**** Dataset section

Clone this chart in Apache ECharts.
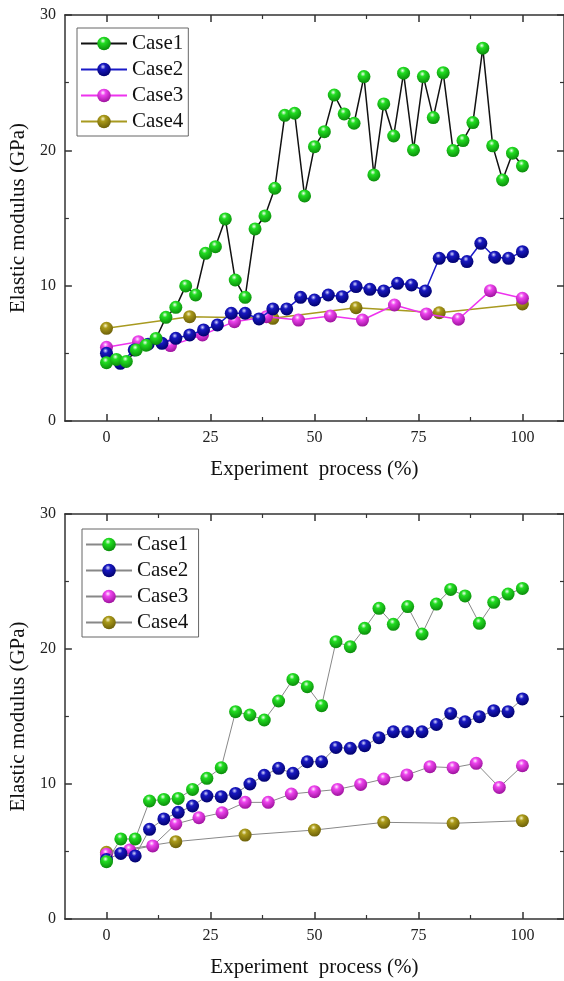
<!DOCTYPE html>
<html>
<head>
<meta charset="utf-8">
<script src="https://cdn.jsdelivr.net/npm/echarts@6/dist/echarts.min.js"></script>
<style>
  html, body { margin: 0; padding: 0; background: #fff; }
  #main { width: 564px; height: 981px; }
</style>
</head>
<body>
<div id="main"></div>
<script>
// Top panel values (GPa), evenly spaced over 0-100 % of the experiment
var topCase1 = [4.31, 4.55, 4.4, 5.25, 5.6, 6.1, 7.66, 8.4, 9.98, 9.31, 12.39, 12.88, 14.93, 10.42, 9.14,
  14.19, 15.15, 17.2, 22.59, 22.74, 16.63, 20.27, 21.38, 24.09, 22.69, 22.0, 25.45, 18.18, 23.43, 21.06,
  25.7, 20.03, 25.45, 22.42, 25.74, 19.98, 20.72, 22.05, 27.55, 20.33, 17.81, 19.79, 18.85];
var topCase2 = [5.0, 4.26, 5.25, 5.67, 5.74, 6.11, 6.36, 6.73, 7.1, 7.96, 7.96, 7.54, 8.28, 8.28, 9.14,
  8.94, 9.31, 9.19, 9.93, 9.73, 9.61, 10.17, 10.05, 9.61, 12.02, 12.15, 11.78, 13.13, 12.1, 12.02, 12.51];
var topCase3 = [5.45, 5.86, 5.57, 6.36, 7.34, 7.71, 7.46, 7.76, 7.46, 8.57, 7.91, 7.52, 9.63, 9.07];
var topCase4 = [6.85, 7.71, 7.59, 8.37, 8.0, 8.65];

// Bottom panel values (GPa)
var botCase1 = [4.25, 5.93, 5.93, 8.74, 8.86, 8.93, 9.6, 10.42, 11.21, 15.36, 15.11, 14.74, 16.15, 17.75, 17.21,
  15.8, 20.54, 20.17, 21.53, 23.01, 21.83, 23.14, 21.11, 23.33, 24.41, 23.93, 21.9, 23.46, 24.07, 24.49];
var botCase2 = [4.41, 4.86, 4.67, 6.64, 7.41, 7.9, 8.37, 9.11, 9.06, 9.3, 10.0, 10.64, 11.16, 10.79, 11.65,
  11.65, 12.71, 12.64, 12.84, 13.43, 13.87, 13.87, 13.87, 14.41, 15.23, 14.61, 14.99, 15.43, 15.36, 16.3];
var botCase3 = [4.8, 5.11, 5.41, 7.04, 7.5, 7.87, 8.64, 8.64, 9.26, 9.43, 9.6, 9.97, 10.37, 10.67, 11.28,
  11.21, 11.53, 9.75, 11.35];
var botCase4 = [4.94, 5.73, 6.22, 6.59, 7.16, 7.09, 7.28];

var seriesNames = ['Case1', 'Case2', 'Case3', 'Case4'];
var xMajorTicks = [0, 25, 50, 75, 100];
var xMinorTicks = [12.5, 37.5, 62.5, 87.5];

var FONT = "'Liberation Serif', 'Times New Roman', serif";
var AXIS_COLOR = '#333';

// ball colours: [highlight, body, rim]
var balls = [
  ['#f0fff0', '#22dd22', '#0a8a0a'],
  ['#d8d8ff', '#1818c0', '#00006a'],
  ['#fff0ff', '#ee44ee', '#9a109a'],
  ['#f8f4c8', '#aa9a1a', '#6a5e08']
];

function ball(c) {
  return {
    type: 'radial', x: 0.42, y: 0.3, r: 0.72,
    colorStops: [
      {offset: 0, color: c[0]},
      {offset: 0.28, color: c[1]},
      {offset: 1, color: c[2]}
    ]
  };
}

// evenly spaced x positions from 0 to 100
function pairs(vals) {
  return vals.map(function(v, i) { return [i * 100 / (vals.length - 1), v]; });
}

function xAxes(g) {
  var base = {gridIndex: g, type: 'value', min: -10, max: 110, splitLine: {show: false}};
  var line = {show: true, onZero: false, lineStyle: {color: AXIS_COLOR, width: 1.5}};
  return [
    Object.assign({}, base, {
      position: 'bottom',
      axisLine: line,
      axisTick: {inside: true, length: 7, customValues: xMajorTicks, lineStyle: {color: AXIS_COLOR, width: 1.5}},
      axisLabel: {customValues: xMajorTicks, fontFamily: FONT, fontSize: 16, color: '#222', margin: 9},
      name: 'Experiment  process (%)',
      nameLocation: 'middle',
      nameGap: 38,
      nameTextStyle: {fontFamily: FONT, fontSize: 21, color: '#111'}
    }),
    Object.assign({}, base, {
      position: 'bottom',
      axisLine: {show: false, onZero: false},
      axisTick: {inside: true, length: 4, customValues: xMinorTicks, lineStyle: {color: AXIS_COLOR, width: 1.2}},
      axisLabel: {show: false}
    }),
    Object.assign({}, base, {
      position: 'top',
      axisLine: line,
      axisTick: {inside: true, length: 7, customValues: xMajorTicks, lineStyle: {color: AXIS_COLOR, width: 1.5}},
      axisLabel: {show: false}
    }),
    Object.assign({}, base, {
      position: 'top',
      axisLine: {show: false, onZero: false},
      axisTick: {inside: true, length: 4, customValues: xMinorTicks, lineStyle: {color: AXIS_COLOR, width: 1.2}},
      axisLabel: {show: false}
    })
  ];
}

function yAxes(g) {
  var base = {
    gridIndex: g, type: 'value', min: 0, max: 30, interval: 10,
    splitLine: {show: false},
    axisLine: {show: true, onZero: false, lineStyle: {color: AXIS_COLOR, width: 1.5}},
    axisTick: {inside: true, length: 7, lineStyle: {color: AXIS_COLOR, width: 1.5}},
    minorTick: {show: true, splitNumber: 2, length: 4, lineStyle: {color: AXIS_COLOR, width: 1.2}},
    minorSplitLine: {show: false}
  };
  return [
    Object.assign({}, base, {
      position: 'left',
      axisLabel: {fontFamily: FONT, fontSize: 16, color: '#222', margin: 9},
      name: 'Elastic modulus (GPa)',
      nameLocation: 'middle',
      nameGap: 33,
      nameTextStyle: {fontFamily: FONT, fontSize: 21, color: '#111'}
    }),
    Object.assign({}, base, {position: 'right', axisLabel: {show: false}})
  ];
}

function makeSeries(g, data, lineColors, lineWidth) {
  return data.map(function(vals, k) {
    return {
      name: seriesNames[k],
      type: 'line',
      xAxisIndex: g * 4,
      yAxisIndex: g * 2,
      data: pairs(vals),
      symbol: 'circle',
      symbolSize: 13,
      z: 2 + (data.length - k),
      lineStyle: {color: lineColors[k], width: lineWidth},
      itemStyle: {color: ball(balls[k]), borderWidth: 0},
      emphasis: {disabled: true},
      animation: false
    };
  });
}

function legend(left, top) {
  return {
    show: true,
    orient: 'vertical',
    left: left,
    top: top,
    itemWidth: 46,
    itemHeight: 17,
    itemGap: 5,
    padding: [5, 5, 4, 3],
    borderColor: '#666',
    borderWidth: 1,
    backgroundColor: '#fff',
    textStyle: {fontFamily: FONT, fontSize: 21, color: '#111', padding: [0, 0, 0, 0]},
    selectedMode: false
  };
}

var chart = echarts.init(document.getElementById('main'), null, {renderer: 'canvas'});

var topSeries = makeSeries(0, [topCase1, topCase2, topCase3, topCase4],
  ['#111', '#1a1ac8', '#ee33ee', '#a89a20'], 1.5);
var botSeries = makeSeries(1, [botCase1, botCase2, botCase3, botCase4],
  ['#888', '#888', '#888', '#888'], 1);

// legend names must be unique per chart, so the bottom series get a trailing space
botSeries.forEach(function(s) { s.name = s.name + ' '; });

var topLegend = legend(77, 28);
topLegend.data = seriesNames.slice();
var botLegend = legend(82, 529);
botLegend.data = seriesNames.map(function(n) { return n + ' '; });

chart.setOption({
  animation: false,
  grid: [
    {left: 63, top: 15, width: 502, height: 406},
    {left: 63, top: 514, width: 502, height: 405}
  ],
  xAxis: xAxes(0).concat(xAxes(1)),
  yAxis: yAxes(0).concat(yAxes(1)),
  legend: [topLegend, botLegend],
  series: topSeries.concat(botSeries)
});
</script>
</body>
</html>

********

*Work required*: Repeat the listing above up to and including the line with "var topCase4 = [6.85, 7.71, 7.59, 8.37, 8.0, 8.65];", starting from its first line. Drop any pictures.

*In response*:
Clone this chart in Apache ECharts.
<!DOCTYPE html>
<html>
<head>
<meta charset="utf-8">
<script src="https://cdn.jsdelivr.net/npm/echarts@6/dist/echarts.min.js"></script>
<style>
  html, body { margin: 0; padding: 0; background: #fff; }
  #main { width: 564px; height: 981px; }
</style>
</head>
<body>
<div id="main"></div>
<script>
// Top panel values (GPa), evenly spaced over 0-100 % of the experiment
var topCase1 = [4.31, 4.55, 4.4, 5.25, 5.6, 6.1, 7.66, 8.4, 9.98, 9.31, 12.39, 12.88, 14.93, 10.42, 9.14,
  14.19, 15.15, 17.2, 22.59, 22.74, 16.63, 20.27, 21.38, 24.09, 22.69, 22.0, 25.45, 18.18, 23.43, 21.06,
  25.7, 20.03, 25.45, 22.42, 25.74, 19.98, 20.72, 22.05, 27.55, 20.33, 17.81, 19.79, 18.85];
var topCase2 = [5.0, 4.26, 5.25, 5.67, 5.74, 6.11, 6.36, 6.73, 7.1, 7.96, 7.96, 7.54, 8.28, 8.28, 9.14,
  8.94, 9.31, 9.19, 9.93, 9.73, 9.61, 10.17, 10.05, 9.61, 12.02, 12.15, 11.78, 13.13, 12.1, 12.02, 12.51];
var topCase3 = [5.45, 5.86, 5.57, 6.36, 7.34, 7.71, 7.46, 7.76, 7.46, 8.57, 7.91, 7.52, 9.63, 9.07];
var topCase4 = [6.85, 7.71, 7.59, 8.37, 8.0, 8.65];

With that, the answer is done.